Task statement —
Exact reproduction of the data is required, with images excluded.
──────── Data
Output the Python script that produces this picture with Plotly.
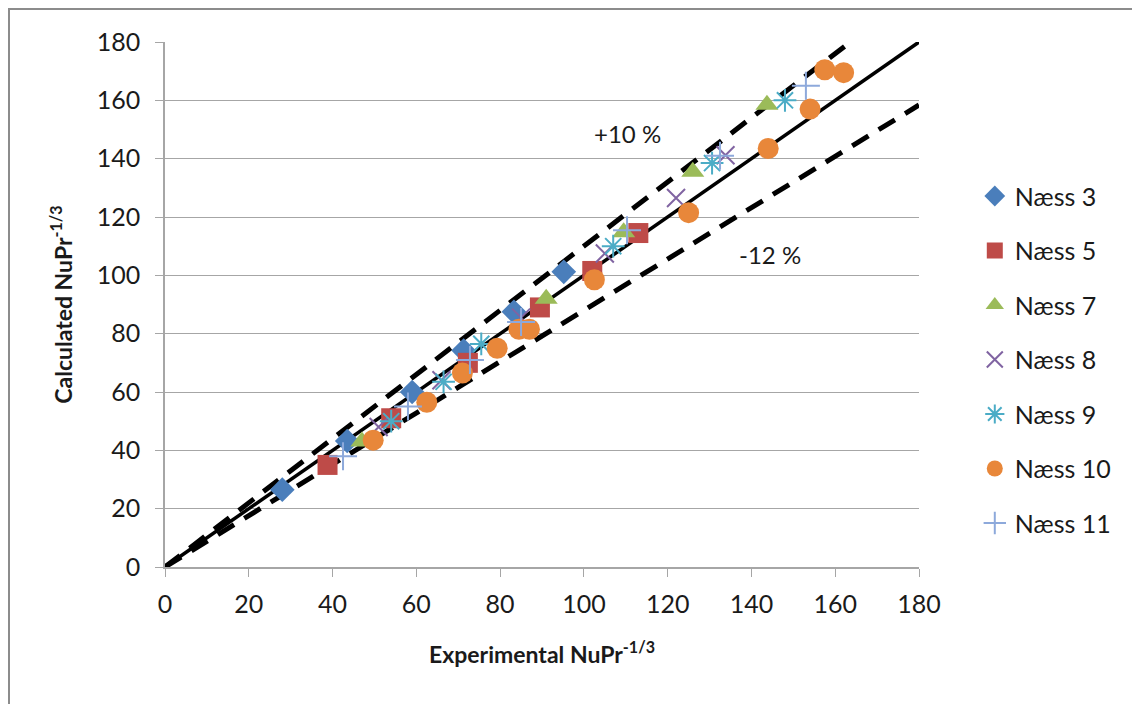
import plotly.graph_objects as go

# ---- data ----
naess3_x = [28.0, 43.5, 59.0, 71.3, 83.3, 95.2]
naess3_y = [26.5, 43.2, 60.0, 74.2, 87.5, 101.2]

naess5_x = [38.8, 54.0, 72.3, 89.5, 102.0, 113.0]
naess5_y = [35.0, 51.0, 70.0, 89.0, 101.5, 114.5]

naess7_x = [47.0, 91.0, 109.5, 126.0, 143.7]
naess7_y = [43.0, 92.0, 114.8, 135.5, 158.5]

naess8_x = [51.0, 66.0, 85.0, 105.0, 122.0, 133.8]
naess8_y = [48.0, 64.0, 85.5, 107.5, 126.5, 141.2]

naess9_x = [54.0, 66.5, 75.5, 107.0, 130.6, 148.0]
naess9_y = [50.0, 63.5, 76.5, 110.0, 138.5, 160.0]

naess10_x = [49.7, 62.5, 71.0, 79.3, 84.5, 87.0, 102.5, 125.0, 144.0, 154.0, 157.5, 162.0]
naess10_y = [43.5, 56.5, 66.5, 75.0, 81.5, 81.5, 98.5, 121.5, 143.5, 157.0, 170.5, 169.5]

naess11_x = [42.5, 58.0, 72.8, 85.0, 110.3, 132.5, 153.0]
naess11_y = [38.0, 55.0, 71.0, 84.0, 115.5, 141.0, 165.0]

line_x = [0, 180]
line_y = [0, 180]
plus10_x = [0, 163.6]
plus10_y = [0, 180]
minus12_x = [0, 180]
minus12_y = [0, 158.4]

tick_vals = [0, 20, 40, 60, 80, 100, 120, 140, 160, 180]

FONT = "Lato"

fig = go.Figure()

# reference lines
fig.add_trace(go.Scatter(x=line_x, y=line_y, mode="lines",
                         line=dict(color="black", width=3.5),
                         showlegend=False, hoverinfo="skip"))
fig.add_trace(go.Scatter(x=plus10_x, y=plus10_y, mode="lines",
                         line=dict(color="black", width=5, dash="19px,12px"),
                         showlegend=False, hoverinfo="skip"))
fig.add_trace(go.Scatter(x=minus12_x, y=minus12_y, mode="lines",
                         line=dict(color="black", width=5, dash="19px,12px"),
                         showlegend=False, hoverinfo="skip"))

series = [
    ("Næss 3", naess3_x, naess3_y, "diamond", "#4A7EBB", 19, 0),
    ("Næss 5", naess5_x, naess5_y, "square", "#BE4B48", 20, 0),
    ("Næss 7", naess7_x, naess7_y, "triangle-up", "#9BBB59", 20, 0),
    ("Næss 8", naess8_x, naess8_y, "x-thin-open", "#8064A2", 18, 2),
    ("Næss 9", naess9_x, naess9_y, "asterisk-open", "#4BACC6", 19, 2),
    ("Næss 10", naess10_x, naess10_y, "circle", "#E8873A", 21, 0),
    ("Næss 11", naess11_x, naess11_y, "cross-thin-open", "#8DA9DB", 20, 2),
]

for i, (name, xs, ys, sym, col, size, lw) in enumerate(series):
    marker = dict(symbol=sym, color=col, size=size)
    if lw:
        marker["line"] = dict(color=col, width=lw)
    else:
        marker["line"] = dict(width=0)
    fig.add_trace(go.Scatter(x=xs, y=ys, mode="markers", name=name,
                             marker=marker, legendgroup=f"g{i}"))

fig.add_annotation(x=110.5, y=148.5, text="+10 %", showarrow=False,
                   font=dict(family=FONT, size=24, color="#1a1a1a"))
fig.add_annotation(x=144.5, y=107.3, text="-12 %", showarrow=False,
                   font=dict(family=FONT, size=24, color="#1a1a1a"))

# outer frame
fig.add_shape(type="rect", xref="paper", yref="paper",
              x0=-0.2069, x1=1.32, y0=-0.34, y1=1.0629,
              line=dict(color="#8c8c8c", width=2), fillcolor="rgba(0,0,0,0)",
              layer="below")

fig.update_layout(
    width=1140, height=704,
    margin=dict(l=157, r=229, t=34, b=145),
    paper_bgcolor="white", plot_bgcolor="white",
    font=dict(family=FONT, size=25, color="#1a1a1a"),
    legend=dict(x=1.074, y=0.75, xanchor="left", yanchor="top",
                font=dict(family=FONT, size=25, color="#1a1a1a"),
                tracegroupgap=19, bgcolor="rgba(0,0,0,0)"),
    xaxis=dict(range=[0, 180], tickvals=tick_vals, showgrid=False,
               showline=True, linecolor="#a6a6a6", linewidth=1.5,
               ticks="outside", ticklen=8, tickcolor="#a6a6a6",
               ticklabelstandoff=6, zeroline=False,
               title=dict(text="<b>Experimental NuPr<sup>-1/3</sup></b>",
                          font=dict(family=FONT, size=23), standoff=30)),
    yaxis=dict(range=[0, 180], tickvals=tick_vals, showgrid=True,
               gridcolor="#a6a6a6", gridwidth=1.2,
               showline=True, linecolor="#a6a6a6", linewidth=1.5,
               ticks="outside", ticklen=8, tickcolor="#a6a6a6",
               ticklabelstandoff=10, zeroline=False,
               title=dict(text="<b>Calculated NuPr<sup>-1/3</sup></b>",
                          font=dict(family=FONT, size=23), standoff=18)),
)

fig.write_html("out.html")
────────────────
Correct result —
Output the Python script that produces this picture with Plotly.
import plotly.graph_objects as go

# ---- data ----
naess3_x = [28.0, 43.5, 59.0, 71.3, 83.3, 95.2]
naess3_y = [26.5, 43.2, 60.0, 74.2, 87.5, 101.2]

naess5_x = [38.8, 54.0, 72.3, 89.5, 102.0, 113.0]
naess5_y = [35.0, 51.0, 70.0, 89.0, 101.5, 114.5]

naess7_x = [47.0, 91.0, 109.5, 126.0, 143.7]
naess7_y = [43.0, 92.0, 114.8, 135.5, 158.5]

naess8_x = [51.0, 66.0, 85.0, 105.0, 122.0, 133.8]
naess8_y = [48.0, 64.0, 85.5, 107.5, 126.5, 141.2]

naess9_x = [54.0, 66.5, 75.5, 107.0, 130.6, 148.0]
naess9_y = [50.0, 63.5, 76.5, 110.0, 138.5, 160.0]

naess10_x = [49.7, 62.5, 71.0, 79.3, 84.5, 87.0, 102.5, 125.0, 144.0, 154.0, 157.5, 162.0]
naess10_y = [43.5, 56.5, 66.5, 75.0, 81.5, 81.5, 98.5, 121.5, 143.5, 157.0, 170.5, 169.5]

naess11_x = [42.5, 58.0, 72.8, 85.0, 110.3, 132.5, 153.0]
naess11_y = [38.0, 55.0, 71.0, 84.0, 115.5, 141.0, 165.0]

line_x = [0, 180]
line_y = [0, 180]
plus10_x = [0, 163.6]
plus10_y = [0, 180]
minus12_x = [0, 180]
minus12_y = [0, 158.4]

tick_vals = [0, 20, 40, 60, 80, 100, 120, 140, 160, 180]

FONT = "Lato"

fig = go.Figure()

# reference lines
fig.add_trace(go.Scatter(x=line_x, y=line_y, mode="lines",
                         line=dict(color="black", width=3.5),
                         showlegend=False, hoverinfo="skip"))
fig.add_trace(go.Scatter(x=plus10_x, y=plus10_y, mode="lines",
                         line=dict(color="black", width=5, dash="19px,12px"),
                         showlegend=False, hoverinfo="skip"))
fig.add_trace(go.Scatter(x=minus12_x, y=minus12_y, mode="lines",
                         line=dict(color="black", width=5, dash="19px,12px"),
                         showlegend=False, hoverinfo="skip"))

series = [
    ("Næss 3", naess3_x, naess3_y, "diamond", "#4A7EBB", 19, 0),
    ("Næss 5", naess5_x, naess5_y, "square", "#BE4B48", 20, 0),
    ("Næss 7", naess7_x, naess7_y, "triangle-up", "#9BBB59", 20, 0),
    ("Næss 8", naess8_x, naess8_y, "x-thin-open", "#8064A2", 18, 2),
    ("Næss 9", naess9_x, naess9_y, "asterisk-open", "#4BACC6", 19, 2),
    ("Næss 10", naess10_x, naess10_y, "circle", "#E8873A", 21, 0),
    ("Næss 11", naess11_x, naess11_y, "cross-thin-open", "#8DA9DB", 20, 2),
]

for i, (name, xs, ys, sym, col, size, lw) in enumerate(series):
    marker = dict(symbol=sym, color=col, size=size)
    if lw:
        marker["line"] = dict(color=col, width=lw)
    else:
        marker["line"] = dict(width=0)
    fig.add_trace(go.Scatter(x=xs, y=ys, mode="markers", name=name,
                             marker=marker, legendgroup=f"g{i}"))

fig.add_annotation(x=110.5, y=148.5, text="+10 %", showarrow=False,
                   font=dict(family=FONT, size=24, color="#1a1a1a"))
fig.add_annotation(x=144.5, y=107.3, text="-12 %", showarrow=False,
                   font=dict(family=FONT, size=24, color="#1a1a1a"))

# outer frame
fig.add_shape(type="rect", xref="paper", yref="paper",
              x0=-0.2069, x1=1.32, y0=-0.34, y1=1.0629,
              line=dict(color="#8c8c8c", width=2), fillcolor="rgba(0,0,0,0)",
              layer="below")

fig.update_layout(
    width=1140, height=704,
    margin=dict(l=157, r=229, t=34, b=145),
    paper_bgcolor="white", plot_bgcolor="white",
    font=dict(family=FONT, size=25, color="#1a1a1a"),
    legend=dict(x=1.074, y=0.75, xanchor="left", yanchor="top",
                font=dict(family=FONT, size=25, color="#1a1a1a"),
                tracegroupgap=19, bgcolor="rgba(0,0,0,0)"),
    xaxis=dict(range=[0, 180], tickvals=tick_vals, showgrid=False,
               showline=True, linecolor="#a6a6a6", linewidth=1.5,
               ticks="outside", ticklen=8, tickcolor="#a6a6a6",
               ticklabelstandoff=6, zeroline=False,
               title=dict(text="<b>Experimental NuPr<sup>-1/3</sup></b>",
                          font=dict(family=FONT, size=23), standoff=30)),
    yaxis=dict(range=[0, 180], tickvals=tick_vals, showgrid=True,
               gridcolor="#a6a6a6", gridwidth=1.2,
               showline=True, linecolor="#a6a6a6", linewidth=1.5,
               ticks="outside", ticklen=8, tickcolor="#a6a6a6",
               ticklabelstandoff=10, zeroline=False,
               title=dict(text="<b>Calculated NuPr<sup>-1/3</sup></b>",
                          font=dict(family=FONT, size=23), standoff=18)),
)

fig.write_html("out.html")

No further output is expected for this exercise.